● **SOURCE MATERIAL**:
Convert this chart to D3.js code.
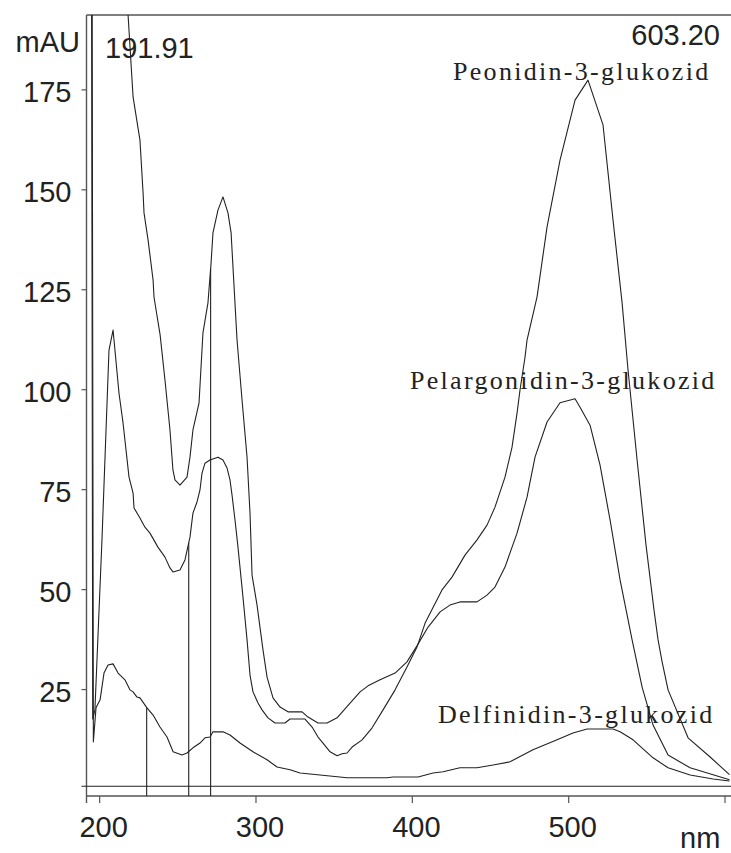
<!DOCTYPE html>
<html>
<head>
<meta charset="utf-8">
<script src="https://cdn.jsdelivr.net/npm/d3@7"></script>
<style>
  html, body { margin: 0; padding: 0; background: #fff; }
  svg { display: block; }
</style>
</head>
<body>
<svg id="chart" width="731" height="853"></svg>
<script>
// UV-Vis spectra of three anthocyanins: [wavelength nm, absorbance mAU]
const peonidin = [
  [191.91, 240], [195.0, 240], [195.9, 17.5], [197.3, 19.8], [201.8, 62.3], [206.3, 109.8],
  [208.9, 114.8], [212.7, 99.0], [215.3, 91.5], [219.1, 78.0], [221.7, 74.0], [222.3, 70.3],
  [226.1, 67.8], [229.3, 65.5], [232.5, 64.0], [237.6, 60.5], [242.1, 58.0], [245.3, 55.3],
  [247.2, 54.3], [251.7, 54.8], [254.9, 57.3], [258.1, 63.0], [260.0, 69.0], [262.6, 71.8],
  [264.5, 74.8], [265.8, 79.0], [267.7, 81.5], [270.9, 82.3], [276.0, 83.0], [279.2, 82.3],
  [281.8, 80.3], [283.7, 77.3], [285.0, 73.5], [286.9, 67.3], [288.8, 60.5], [292.0, 48.0],
  [294.6, 37.3], [296.5, 28.5], [298.4, 24.3], [301.6, 21.5], [304.2, 19.8], [308.0, 17.8],
  [312.5, 16.5], [318.9, 16.5], [322.1, 17.5], [331.7, 17.5], [336.2, 15.5], [340.0, 13.0],
  [343.2, 11.5], [347.7, 9.3], [352.2, 8.3], [355.4, 8.8], [358.6, 9.0], [361.8, 10.5],
  [368.2, 12.3], [374.6, 15.3], [381.6, 19.8], [389.3, 24.8], [396.9, 30.5], [403.3, 35.5],
  [408.5, 41.5], [419.3, 49.8], [425.7, 53.0], [434.0, 58.5], [441.7, 62.3], [448.1, 66.0],
  [453.2, 70.5], [459.6, 78.0], [464.1, 85.5], [467.3, 94.0], [469.2, 99.8], [472.4, 108.0],
  [473.7, 112.3], [480.1, 123.1], [486.5, 140.6], [494.8, 157.3], [504.4, 172.3], [512.7, 177.3],
  [522.3, 166.1], [528.7, 142.3], [534.5, 121.6], [538.3, 104.8], [544.1, 82.3], [549.8, 61.0],
  [554.9, 44.8], [557.5, 37.3], [560.1, 31.8], [563.9, 24.8], [576.7, 12.8], [590.8, 8.0],
  [603.2, 3.6]
];

const pelargonidin = [
  [191.91, 260], [217.0, 205], [218.5, 193.6], [221.7, 173.1], [226.1, 162.3], [228.1, 149.1],
  [228.7, 144.1], [231.3, 137.3], [234.5, 127.3], [235.1, 123.0], [239.0, 113.6], [242.1, 102.3],
  [245.3, 89.8], [247.2, 79.8], [248.5, 77.3], [251.7, 76.0], [256.2, 78.0], [258.1, 83.0],
  [260.0, 89.8], [263.9, 96.6], [266.4, 114.1], [269.6, 121.6], [271.6, 131.6], [272.8, 139.1],
  [276.0, 144.8], [279.2, 148.1], [282.4, 144.1], [284.4, 139.1], [285.6, 130.6], [288.2, 112.3],
  [291.4, 97.3], [294.6, 83.0], [296.5, 69.0], [297.8, 53.5], [301.0, 46.0], [304.8, 34.8],
  [307.4, 28.0], [311.2, 22.8], [315.7, 20.5], [320.8, 19.3], [329.8, 19.3], [333.6, 18.0],
  [340.0, 16.5], [345.8, 16.5], [352.2, 17.8], [360.5, 21.5], [366.9, 24.3], [372.0, 25.8],
  [379.7, 27.3], [389.3, 29.0], [396.9, 31.8], [403.3, 35.8], [410.4, 40.5], [418.1, 44.3],
  [424.4, 46.0], [430.8, 46.8], [441.7, 46.8], [448.1, 48.5], [453.2, 50.5], [459.6, 55.5],
  [467.3, 64.0], [473.7, 73.0], [478.8, 83.0], [486.5, 91.8], [494.8, 96.6], [504.4, 97.6],
  [507.6, 95.5], [514.0, 91.0], [520.4, 81.0], [526.8, 67.3], [533.2, 52.3], [540.9, 37.3],
  [547.3, 25.5], [554.3, 16.0], [563.9, 8.5], [578.0, 5.3], [603.2, 2.3]
];

const delfinidin = [
  [191.91, 250], [195.3, 250], [196.3, 11.8], [198.0, 20.3], [200.6, 22.3], [203.1, 29.0],
  [205.7, 31.0], [208.9, 31.3], [212.1, 29.0], [216.5, 27.3], [219.7, 24.8], [221.7, 24.3],
  [224.2, 23.0], [226.1, 22.8], [230.6, 20.3], [234.5, 18.5], [238.9, 15.5], [243.4, 13.0],
  [247.3, 9.3], [253.0, 8.5], [256.2, 9.0], [260.0, 10.3], [264.5, 11.5], [267.7, 12.8],
  [270.9, 13.0], [272.8, 14.3], [279.2, 14.3], [283.7, 13.5], [290.1, 11.5], [298.4, 9.3],
  [307.4, 7.3], [313.8, 5.5], [322.1, 4.8], [328.5, 4.0], [341.3, 3.5], [358.6, 2.8],
  [384.2, 2.8], [388.0, 3.0], [404.0, 3.0], [413.6, 4.0], [420.0, 4.3], [430.8, 5.3],
  [441.7, 5.3], [452.0, 6.0], [462.8, 6.8], [477.5, 9.8], [492.9, 12.3], [503.1, 14.0],
  [512.1, 15.0], [528.7, 15.0], [533.2, 14.3], [541.5, 12.3], [554.3, 7.8], [563.9, 5.3],
  [578.0, 3.5], [592.7, 2.5], [603.2, 2.0]
];

const seriesNames = ["Peonidin-3-glukozid", "Pelargonidin-3-glukozid", "Delfinidin-3-glukozid"];
const seriesData = [peonidin, pelargonidin, delfinidin];

// wavelength markers dropped from the axis to a spectrum (index into seriesData)
const markerWavelengths = [230.4, 257.3, 271.3];
const markerSeries = [2, 0, 1];

const xRange = [191.91, 603.20];
const yTicks = [25, 50, 75, 100, 125, 150, 175];
const xTicks = [200, 300, 400, 500, 600];
const xTickLabels = ["200", "300", "400", "500", ""];
const baselineValue = 0.7;

(function draw() {
  const svg = d3.select("#chart");
  const plotLeft = 86.5, plotTop = 15, plotBottom = 796, plotRight = 729.5;
  const ink = "#222", axisInk = "#555";
  const sans = "'Liberation Sans', Arial, Helvetica, sans-serif";
  const serif = "'Liberation Serif', 'Times New Roman', serif";

  const x = d3.scaleLinear().domain(xRange).range([plotLeft, plotRight]);
  const y = d3.scaleLinear().domain([-1.75, 193.6]).range([plotBottom, plotTop]);

  svg.append("defs").append("clipPath").attr("id", "plot-clip")
    .append("rect").attr("x", plotLeft).attr("y", plotTop)
    .attr("width", 731 - plotLeft).attr("height", plotBottom - plotTop);

  // frame
  svg.append("line").attr("x1", plotLeft).attr("x2", 731).attr("y1", plotTop).attr("y2", plotTop)
    .attr("stroke", axisInk).attr("stroke-width", 1.4);
  svg.append("line").attr("x1", plotLeft).attr("x2", plotLeft).attr("y1", plotTop).attr("y2", plotBottom + 7)
    .attr("stroke", axisInk).attr("stroke-width", 1.4);
  svg.append("line").attr("x1", plotLeft).attr("x2", 731).attr("y1", plotBottom).attr("y2", plotBottom)
    .attr("stroke", axisInk).attr("stroke-width", 1.4);

  // y axis
  const yAxis = svg.append("g").attr("transform", `translate(${plotLeft},0)`)
    .call(d3.axisLeft(y).tickValues(yTicks).tickSize(5).tickSizeOuter(0).tickPadding(10));
  yAxis.select(".domain").remove();
  yAxis.selectAll(".tick line").attr("stroke", axisInk).attr("stroke-width", 1.2);
  yAxis.selectAll(".tick text").attr("font-family", sans).attr("font-size", 29)
    .attr("fill", ink).attr("dy", "0.42em");

  // x axis
  const xAxis = svg.append("g").attr("transform", `translate(0,${plotBottom})`)
    .call(d3.axisBottom(x).tickValues(xTicks).tickSize(7).tickSizeOuter(0).tickPadding(13)
      .tickFormat((d, i) => xTickLabels[i]));
  xAxis.select(".domain").remove();
  xAxis.selectAll(".tick line").attr("stroke", axisInk).attr("stroke-width", 1.2);
  xAxis.selectAll(".tick text").attr("font-family", sans).attr("font-size", 29)
    .attr("fill", ink).attr("dx", 4);

  // zero reference line
  svg.append("line").attr("x1", plotLeft - 5).attr("x2", 731)
    .attr("y1", y(baselineValue)).attr("y2", y(baselineValue))
    .attr("stroke", ink).attr("stroke-width", 1.1);

  const plot = svg.append("g").attr("clip-path", "url(#plot-clip)");

  const line = d3.line().x(d => x(d[0])).y(d => y(d[1]));
  plot.selectAll("path.spectrum").data(seriesData).join("path")
    .attr("class", "spectrum")
    .attr("d", line)
    .attr("fill", "none")
    .attr("stroke", ink)
    .attr("stroke-width", 1.1)
    .attr("stroke-linejoin", "round");

  // value of a spectrum at a wavelength (linear interpolation)
  function valueAt(data, nm) {
    const i = d3.bisector(d => d[0]).left(data, nm);
    if (i <= 0) return data[0][1];
    if (i >= data.length) return data[data.length - 1][1];
    const a = data[i - 1], b = data[i];
    return a[1] + (b[1] - a[1]) * (nm - a[0]) / (b[0] - a[0]);
  }

  plot.selectAll("line.marker").data(markerWavelengths).join("line")
    .attr("class", "marker")
    .attr("x1", d => x(d)).attr("x2", d => x(d))
    .attr("y1", y.range()[0])
    .attr("y2", (d, i) => y(valueAt(seriesData[markerSeries[i]], d)))
    .attr("stroke", ink).attr("stroke-width", 1.1);

  // units and range annotations
  svg.append("text").attr("x", 80).attr("y", 52).attr("text-anchor", "end")
    .attr("font-family", sans).attr("font-size", 29).attr("fill", ink).text("mAU");
  svg.append("text").attr("x", 105).attr("y", 58)
    .attr("font-family", sans).attr("font-size", 29).attr("fill", ink).text(xRange[0].toFixed(2));
  svg.append("text").attr("x", 720).attr("y", 45).attr("text-anchor", "end")
    .attr("font-family", sans).attr("font-size", 29).attr("fill", ink).text(xRange[1].toFixed(2));
  svg.append("text").attr("x", 680).attr("y", 848)
    .attr("font-family", sans).attr("font-size", 29).attr("fill", ink).text("nm");

  // compound labels
  const labelPos = [[453, 80], [410, 389], [438, 723]];
  svg.selectAll("text.compound").data(seriesNames).join("text")
    .attr("class", "compound")
    .attr("x", (d, i) => labelPos[i][0])
    .attr("y", (d, i) => labelPos[i][1])
    .attr("font-family", serif).attr("font-size", 26)
    .attr("letter-spacing", 2.3)
    .attr("fill", ink)
    .text(d => d);
})();
</script>
</body>
</html>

● **GOAL OF THE EXERCISE**: Where a line above contains the word "chart", copy that line.

● **ANSWER**:
Convert this chart to D3.js code.
<svg id="chart" width="731" height="853"></svg>
  const svg = d3.select("#chart");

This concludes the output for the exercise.